Nearly 2,000 people in Western Darfur have fled for their lives into neighbouring Chad this week, following renewed clashes in the region. The recent eruption of violence between the Masalit and Arab communities began on April 3rd, when unknown assailants shot at a group of Masalit men, killing two and injuring a third. Armed elements from both groups mobilized in the wake of the attack, with the UN’s Human Rights Office reporting that the streets of West Darfur’s capital, El Geneina, were “strewn with bodies” by April 12th.
Several structures were destroyed or damaged, including a hospital and a UN compound, and at least one ambulance was attacked. The UN Refugee Agency reported that 1,860 people have sought refuge in Chad in the past week, primarily women, children, and the elderly living in villages near the Chadian border. Humanitarian agencies are still trying to determine the number of IDPs within West Darfur, but they are estimated to be in the thousands.
The Darfur region of Sudan has suffered from conflict for decades as the previous regime led a campaign of ethnic cleansing in 2003, resulting in the death of hundreds of thousands of civilians. One of the main culprits was the Janjaweed, a Sudanese militia group whose members were mostly recruited among Arabized indigenous Africans. The African Union and the United Nations established a joint peacekeeping mission in the region, named UNAMID, to monitor levels of unrest in Darfur. The Janjaweed morphed into the Rapid Support Forces (RSF), commanded by the Sudanese Armed Forces, who have allegedly been complicit in the current violence in West Darfur.
In 2019, the populist Sudanese Revolution resulted in the ousting of Omar Al-Bashir, an authoritarian dictator of the country for over 30 years and a figure indicted by the International Criminal Court for genocide, war crimes, and crimes against humanity. The August 2019 Draft Constitutional Declaration was signed by military and civilian representatives, requiring a peace agreement in Darfur within the first six months of the 39-month transition period to democratic civilian government. UNAMID withdrew in December 2020 after 13 years in Sudan, with clashes renewing two weeks later. The current unrest indicates an escalation in violence across Darfur and has resulted in almost unprecedented levels of displacement.
There are several potential drivers of the current clashes in West Darfur: the tension from an October 2020 peace agreement, polarization and elite grievance from Sudan’s fraught political transition, and militia are emboldened by UNAMID’s withdrawal.

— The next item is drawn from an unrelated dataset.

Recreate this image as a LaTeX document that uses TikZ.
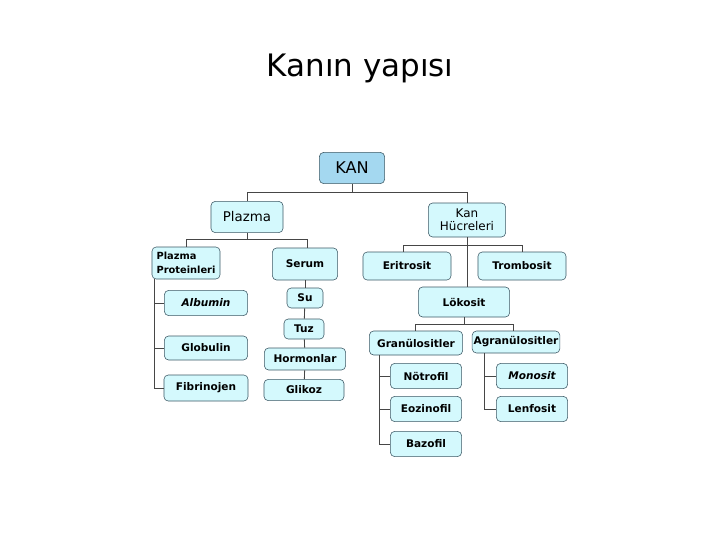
\documentclass[tikz,border=0pt]{standalone}
\usepackage{fontspec}
\setmainfont{DejaVu Sans}
\usepackage{tikz}
\usetikzlibrary{positioning, calc}
\definecolor{kanblue}{RGB}{164,216,240}
\definecolor{paleaqua}{RGB}{212,249,253}
\definecolor{boxedge}{RGB}{60,88,100}
\definecolor{linkgray}{RGB}{70,70,70}

\begin{document}
\begin{tikzpicture}[
    x=0.025cm, y=-0.025cm,
    box/.style={draw=boxedge, fill=paleaqua, rounded corners=3pt, inner sep=1pt, align=center, font=\fontsize{7.5}{9}\selectfont\bfseries},
    topbox/.style={box, fill=kanblue, font=\fontsize{11.5}{13}\selectfont},
    midbox/.style={box, font=\fontsize{9.5}{10.5}\selectfont},
    leafbox/.style={box, minimum width=1.78cm, minimum height=0.63cm},
    link/.style={draw=linkgray, line width=0.6pt},
    title/.style={font=\fontsize{22}{26}\selectfont},
  ]
  \useasboundingbox (0,0) rectangle (720,540);
  \node[title] (title) at (360,68) {Kanın yapısı};
  % top levels
  \node[topbox, minimum width=1.63cm, minimum height=0.78cm] (kan) at (352,168) {KAN};
  \node[midbox, minimum width=1.8cm, minimum height=0.78cm] (plazma) at (247,217) {Plazma};
  \node[midbox, minimum width=1.93cm, minimum height=0.85cm, font=\fontsize{8.5}{9.5}\selectfont] (hucre) at (467,220) {Kan\\Hücreleri};
  % plazma side
  \node[box, minimum width=1.7cm, minimum height=0.8cm, align=left, font=\fontsize{7}{9.5}\selectfont\bfseries] (proteins) at (186,263) {Plazma\\Proteinleri};
  \node[box, minimum width=1.63cm, minimum height=0.8cm] (serum) at (305,264) {Serum};
  \node[box, minimum width=2.08cm, minimum height=0.63cm, font=\fontsize{7.5}{9}\selectfont\bfseries\itshape] (albumin) at (206,303) {Albumin};
  \node[box, minimum width=2.08cm, minimum height=0.6cm] (globulin) at (206,348) {Globulin};
  \node[box, minimum width=2.1cm, minimum height=0.65cm] (fibrinojen) at (206,388) {Fibrinojen};
  \node[box, minimum width=0.9cm, minimum height=0.5cm] (su) at (305,298) {Su};
  \node[box, minimum width=1cm, minimum height=0.5cm] (tuz) at (304,329) {Tuz};
  \node[box, minimum width=2.03cm, minimum height=0.55cm] (hormon) at (305,359) {Hormonlar};
  \node[box, minimum width=2cm, minimum height=0.53cm] (glikoz) at (304,390) {Glikoz};
  % hucre side
  \node[box, minimum width=2.2cm, minimum height=0.7cm] (eritrosit) at (407,266) {Eritrosit};
  \node[box, minimum width=2.2cm, minimum height=0.7cm] (trombosit) at (522,266) {Trombosit};
  \node[box, minimum width=2.28cm, minimum height=0.75cm] (lokosit) at (464,302) {Lökosit};
  \node[box, minimum width=2.33cm, minimum height=0.6cm] (granul) at (416,343) {Granülositler};
  \node[box, minimum width=2.15cm, minimum height=0.55cm] (agranul) at (516,342) {Agranülositler};
  \node[leafbox] (notrofil) at (426,376) {Nötrofil};
  \node[leafbox] (eozinofil) at (426,409) {Eozinofil};
  \node[leafbox] (bazofil) at (426,444) {Bazofil};
  \node[leafbox, font=\fontsize{7.5}{9}\selectfont\bfseries\itshape] (monosit) at (532,376) {Monosit};
  \node[leafbox] (lenfosit) at (532,409) {Lenfosit};
  % connectors
  \draw[link] (kan.south) -- ++(0,9) -| (plazma.north);
  \draw[link] (kan.south) -- ++(0,9) -| (hucre.north);
  \draw[link] (plazma.south) -- ++(0,7) -| (proteins.north);
  \draw[link] (plazma.south) -- ++(0,7) -| ($(serum.north)+(2,0)$);
  \draw[link] ($(proteins.south west)+(3,0)$) |- (albumin.west);
  \draw[link] ($(proteins.south west)+(3,0)$) |- (globulin.west);
  \draw[link] ($(proteins.south west)+(3,0)$) |- (fibrinojen.west);
  \draw[link] (serum) -- (su);
  \draw[link] (su) -- (tuz);
  \draw[link] (tuz) -- (hormon);
  \draw[link] (hormon) -- (glikoz);
  \draw[link] (hucre.south) -- ++(0,8) -| ($(eritrosit.north)+(-4,0)$);
  \draw[link] (hucre.south) -- ++(0,8) -| (trombosit.north);
  \draw[link] (hucre.south) -- (lokosit.north -| hucre.south);
  \draw[link] (lokosit.south) -- ++(0,7) -| ($(granul.north)+(-1,0)$);
  \draw[link] (lokosit.south) -- ++(0,7) -| ($(agranul.north)+(-3,0)$);
  \draw[link] ($(granul.south west)+(10,0)$) |- (notrofil.west);
  \draw[link] ($(granul.south west)+(10,0)$) |- (eozinofil.west);
  \draw[link] ($(granul.south west)+(10,0)$) |- (bazofil.west);
  \draw[link] ($(agranul.south west)+(13,0)$) |- (monosit.west);
  \draw[link] ($(agranul.south west)+(13,0)$) |- (lenfosit.west);
\end{tikzpicture}
\end{document}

According to the Governor of West Darfur Mohamed El Doma, what is clear is that “[the violence] is not tribal, it is political.”
Sudan’s democratic transition has empowered Masalit leaders, who call for compensation, justice, and the return of land forcibly taken by militias in past conflicts. The recent peace agreement calls for the land to be returned to the original occupants, a stipulation that threatens Arab communities who currently occupy the land.
Elites who were part of the National Congress Party (NCP), Al-Bashir’s ruling party, have been widely accused of exacerbating community tensions to undermine Sudan’s democratic transition. Governor Doma removed many NCP members from power following the 2019 Sudanese Revolution. He claims that the former party members “want to destabilise the situation,” and believes they are responsible for the recent violence.
Though new freedoms are being enjoyed throughout Sudan, the militias that terrorized Darfur in 2003 still exist, only now without the supervision of UNAMID. The RSF is particularly feared as one woman says she “saw the RSF shooting, killing, and burning” the homes of refugees. In camps, humanitarian aids claim newly displaced women fear sexual violence from the group as they collect firewood from outside the sites.
The UN Human Rights Office calls for “independent, impartial and thorough investigations into acts of violence” and “effective accountability processes” in West Darfur. It is difficult to imagine how this could be possible when the RSF is a “third pole of power” in Sudan, according to Mossaad M. Ali, executive director of the African Centre for Justice and Peace Studies. In fact, the militia is commanded by Mohamed Hamdan “Hemeti’, deputy president of Sudan’s Sovereign Council, considered ‘the guardian’ of a democratic transition in Sudan. With Chad’s border province already hosting 145,000 Sudanese refugees and the UN only making 16% of its $141-million appeal for humanitarian operations in Chad this year, it is more important than ever for Sudan to resolve its internal power struggle and establish lasting security.